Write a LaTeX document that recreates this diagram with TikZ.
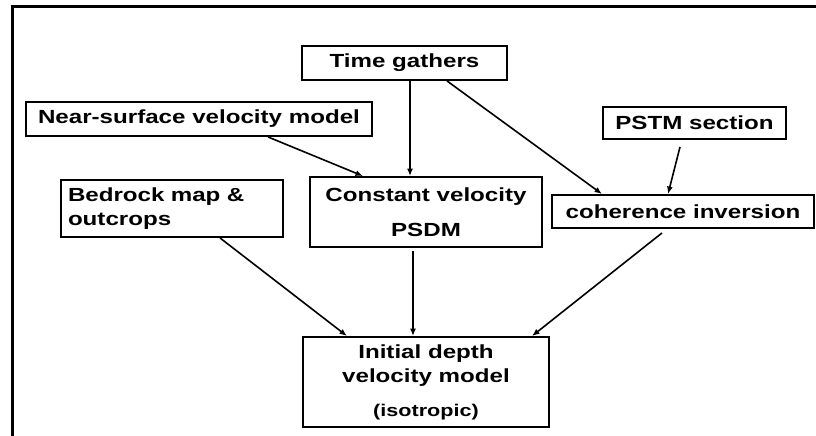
\documentclass[tikz,border=0pt]{standalone}
\usepackage{fontspec}
\setmainfont{Liberation Sans}[FakeStretch=1.27]
\usetikzlibrary{arrows.meta}
\begin{document}
\begin{tikzpicture}[x=1pt,y=-1pt,
  box/.style={draw=black,line width=1.9pt,inner sep=0pt,rectangle,
    font=\fontsize{19}{24}\selectfont\bfseries,align=center},
  arr/.style={line width=1.6pt,-{Latex[length=7.5pt,width=6pt]}},
  frameline/.style={line width=2.2pt}]
\useasboundingbox (0,0) rectangle (816,436);
\draw[frameline] (12.5,436) -- (12.5,6.5) -- (816,6.5);

\node[box,minimum width=205pt,minimum height=34pt] (tg) at (404.5,63) {Time gathers};
\node[box,minimum width=346pt,minimum height=34pt] (ns) at (199,119) {Near-surface velocity model};
\node[box,minimum width=222pt,minimum height=57pt,align=left,text width=208pt] (br) at (172,208.5) {Bedrock map \&\\outcrops};
\node[box,minimum width=232pt,minimum height=70pt] (cv) at (426,212) {Constant velocity\\[11pt]PSDM};
\node[box,minimum width=183pt,minimum height=32pt] (ps) at (694.5,123) {PSTM section};
\node[box,minimum width=262pt,minimum height=33pt] (ci) at (683,211.5) {coherence inversion};
\node[box,minimum width=246pt,minimum height=90pt] (id) at (426,382) {Initial depth\\velocity model\\[10pt]{\fontsize{17}{20}\selectfont (isotropic)}};

\draw[arr] ([xshift=5.5pt]tg.south) coordinate (a1) -- (a1 |- cv.north);
\draw[arr] ([xshift=42.5pt]tg.south) -- ([xshift=-81pt]ci.north);
\draw[arr] ([xshift=69pt]ns.south) -- ([xshift=-63pt]cv.north);
\draw[arr] ([xshift=-14.5pt,yshift=-7pt]ps.south) -- ([xshift=-15pt]ci.north);
\draw[arr] ([xshift=48pt]br.south) -- ([xshift=-79pt]id.north);
\draw[arr] ([xshift=-13pt,yshift=-3pt]cv.south) -- ([xshift=-13pt]id.north);
\draw[arr] ([xshift=-21pt,yshift=-4pt]ci.south) -- ([xshift=106pt]id.north);
\end{tikzpicture}
\end{document}
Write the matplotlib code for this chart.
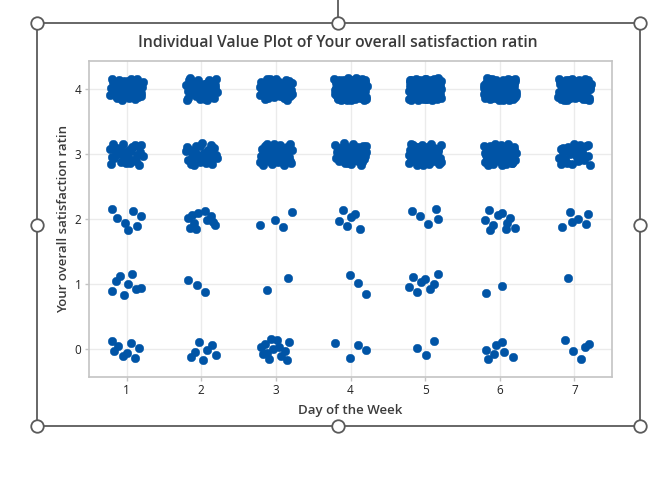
import numpy as np
import matplotlib
matplotlib.use("Agg")
import matplotlib.pyplot as plt
from matplotlib.lines import Line2D

plt.rcParams['font.family'] = ['Open Sans', 'DejaVu Sans']

# ---- data: number of respondents giving each rating, per day ----
days = [1, 2, 3, 4, 5, 6, 7]
ratings = [0, 1, 2, 3, 4]
count_r0 = [8, 7, 13, 4, 3, 7, 5]
count_r1 = [8, 3, 2, 3, 8, 2, 1]
count_r2 = [7, 11, 4, 6, 5, 10, 6]
count_r3 = [30, 28, 35, 35, 45, 40, 25]
count_r4 = [40, 40, 40, 90, 90, 75, 70]
counts = [count_r0, count_r1, count_r2, count_r3, count_r4]

title = "Individual Value Plot of Your overall satisfaction ratin"
xlabel = "Day of the Week"
ylabel = "Your overall satisfaction ratin"

# deterministic (Halton) jitter, like Minitab's jittered display
def halton(i, b):
    f, r = 1.0, 0.0
    while i > 0:
        f /= b
        r += f * (i % b)
        i //= b
    return r

xs, ys = [], []
k = 1
for ri, r in enumerate(ratings):
    for di, d in enumerate(days):
        for n in range(counts[ri][di]):
            jx = (halton(k, 2) - 0.5) * 0.44
            jy = (halton(k, 3) - 0.5) * 0.34
            xs.append(d + jx)
            ys.append(r + jy)
            k += 1

fig = plt.figure(figsize=(6.5, 4.8), dpi=100)
ax = fig.add_axes([89/650, 1-376.7/480, (611.7-89)/650, (376.7-61)/480])

ax.scatter(xs, ys, s=38, color='#0054A6', edgecolors='#0054A6', linewidths=0.3, zorder=3)

ax.set_xlim(0.495, 7.5)
ax.set_ylim(-0.42, 4.435)
ax.set_xticks(days)
ax.set_yticks(ratings)
ax.grid(True, color='#ebebeb', linewidth=1.0, zorder=0)
ax.set_axisbelow(True)
for s in ax.spines.values():
    s.set_color('#c4c4c4')
    s.set_linewidth(1.2)
ax.tick_params(axis='both', colors='#c4c4c4', labelcolor='#222222', labelsize=8.5, length=3, width=1, pad=2.5)

ax.set_xlabel(xlabel, fontsize=9.5, color='#3c3c3c', fontweight='semibold', labelpad=5)
ax.set_ylabel(ylabel, fontsize=9.5, color='#3c3c3c', fontweight='semibold', labelpad=3)
fig.text(338/650, 1-43/480, title, ha='center', va='center', fontsize=11.3,
         color='#3a3a3a', fontweight='semibold')

# selection frame with handles
L, R, T, B, M = 36.7/650, 640/650, 1-23.3/480, 1-426/480, 338.3/650
fc = '#5a5a5a'
fig.add_artist(Line2D([L, R, R, L, L], [T, T, B, B, T], color=fc, lw=1.3, transform=fig.transFigure))
fig.add_artist(Line2D([M, M], [1.0, T], color=fc, lw=1.3, transform=fig.transFigure))
hx = [L, M, R, L, R, L, M, R]
hy = [T, T, T, (T+B)/2, (T+B)/2, B, B, B]
fig.add_artist(Line2D(hx, hy, ls='none', marker='o', ms=9, mfc='white', mec=fc, mew=1.3,
                      transform=fig.transFigure))

fig.savefig("out.png", dpi=100)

§

TO DO >>
Quote the records above exactly, leaving out any pictures.

CORRECT OUTPUT >>
Write a LaTeX document that recreates this diagram with TikZ.
\documentclass[tikz,border=0pt]{standalone}
\usepackage{fontspec}
\setmainfont{Liberation Sans}[FakeStretch=1.27]
\usetikzlibrary{arrows.meta}
\begin{document}
\begin{tikzpicture}[x=1pt,y=-1pt,
  box/.style={draw=black,line width=1.9pt,inner sep=0pt,rectangle,
    font=\fontsize{19}{24}\selectfont\bfseries,align=center},
  arr/.style={line width=1.6pt,-{Latex[length=7.5pt,width=6pt]}},
  frameline/.style={line width=2.2pt}]
\useasboundingbox (0,0) rectangle (816,436);
\draw[frameline] (12.5,436) -- (12.5,6.5) -- (816,6.5);

\node[box,minimum width=205pt,minimum height=34pt] (tg) at (404.5,63) {Time gathers};
\node[box,minimum width=346pt,minimum height=34pt] (ns) at (199,119) {Near-surface velocity model};
\node[box,minimum width=222pt,minimum height=57pt,align=left,text width=208pt] (br) at (172,208.5) {Bedrock map \&\\outcrops};
\node[box,minimum width=232pt,minimum height=70pt] (cv) at (426,212) {Constant velocity\\[11pt]PSDM};
\node[box,minimum width=183pt,minimum height=32pt] (ps) at (694.5,123) {PSTM section};
\node[box,minimum width=262pt,minimum height=33pt] (ci) at (683,211.5) {coherence inversion};
\node[box,minimum width=246pt,minimum height=90pt] (id) at (426,382) {Initial depth\\velocity model\\[10pt]{\fontsize{17}{20}\selectfont (isotropic)}};

\draw[arr] ([xshift=5.5pt]tg.south) coordinate (a1) -- (a1 |- cv.north);
\draw[arr] ([xshift=42.5pt]tg.south) -- ([xshift=-81pt]ci.north);
\draw[arr] ([xshift=69pt]ns.south) -- ([xshift=-63pt]cv.north);
\draw[arr] ([xshift=-14.5pt,yshift=-7pt]ps.south) -- ([xshift=-15pt]ci.north);
\draw[arr] ([xshift=48pt]br.south) -- ([xshift=-79pt]id.north);
\draw[arr] ([xshift=-13pt,yshift=-3pt]cv.south) -- ([xshift=-13pt]id.north);
\draw[arr] ([xshift=-21pt,yshift=-4pt]ci.south) -- ([xshift=106pt]id.north);
\end{tikzpicture}
\end{document}
Write the matplotlib code for this chart.
import numpy as np
import matplotlib
matplotlib.use("Agg")
import matplotlib.pyplot as plt
from matplotlib.lines import Line2D

plt.rcParams['font.family'] = ['Open Sans', 'DejaVu Sans']

# ---- data: number of respondents giving each rating, per day ----
days = [1, 2, 3, 4, 5, 6, 7]
ratings = [0, 1, 2, 3, 4]
count_r0 = [8, 7, 13, 4, 3, 7, 5]
count_r1 = [8, 3, 2, 3, 8, 2, 1]
count_r2 = [7, 11, 4, 6, 5, 10, 6]
count_r3 = [30, 28, 35, 35, 45, 40, 25]
count_r4 = [40, 40, 40, 90, 90, 75, 70]
counts = [count_r0, count_r1, count_r2, count_r3, count_r4]

title = "Individual Value Plot of Your overall satisfaction ratin"
xlabel = "Day of the Week"
ylabel = "Your overall satisfaction ratin"

# deterministic (Halton) jitter, like Minitab's jittered display
def halton(i, b):
    f, r = 1.0, 0.0
    while i > 0:
        f /= b
        r += f * (i % b)
        i //= b
    return r

xs, ys = [], []
k = 1
for ri, r in enumerate(ratings):
    for di, d in enumerate(days):
        for n in range(counts[ri][di]):
            jx = (halton(k, 2) - 0.5) * 0.44
            jy = (halton(k, 3) - 0.5) * 0.34
            xs.append(d + jx)
            ys.append(r + jy)
            k += 1

fig = plt.figure(figsize=(6.5, 4.8), dpi=100)
ax = fig.add_axes([89/650, 1-376.7/480, (611.7-89)/650, (376.7-61)/480])

ax.scatter(xs, ys, s=38, color='#0054A6', edgecolors='#0054A6', linewidths=0.3, zorder=3)

ax.set_xlim(0.495, 7.5)
ax.set_ylim(-0.42, 4.435)
ax.set_xticks(days)
ax.set_yticks(ratings)
ax.grid(True, color='#ebebeb', linewidth=1.0, zorder=0)
ax.set_axisbelow(True)
for s in ax.spines.values():
    s.set_color('#c4c4c4')
    s.set_linewidth(1.2)
ax.tick_params(axis='both', colors='#c4c4c4', labelcolor='#222222', labelsize=8.5, length=3, width=1, pad=2.5)

ax.set_xlabel(xlabel, fontsize=9.5, color='#3c3c3c', fontweight='semibold', labelpad=5)
ax.set_ylabel(ylabel, fontsize=9.5, color='#3c3c3c', fontweight='semibold', labelpad=3)
fig.text(338/650, 1-43/480, title, ha='center', va='center', fontsize=11.3,
         color='#3a3a3a', fontweight='semibold')

# selection frame with handles
L, R, T, B, M = 36.7/650, 640/650, 1-23.3/480, 1-426/480, 338.3/650
fc = '#5a5a5a'
fig.add_artist(Line2D([L, R, R, L, L], [T, T, B, B, T], color=fc, lw=1.3, transform=fig.transFigure))
fig.add_artist(Line2D([M, M], [1.0, T], color=fc, lw=1.3, transform=fig.transFigure))
hx = [L, M, R, L, R, L, M, R]
hy = [T, T, T, (T+B)/2, (T+B)/2, B, B, B]
fig.add_artist(Line2D(hx, hy, ls='none', marker='o', ms=9, mfc='white', mec=fc, mew=1.3,
                      transform=fig.transFigure))

fig.savefig("out.png", dpi=100)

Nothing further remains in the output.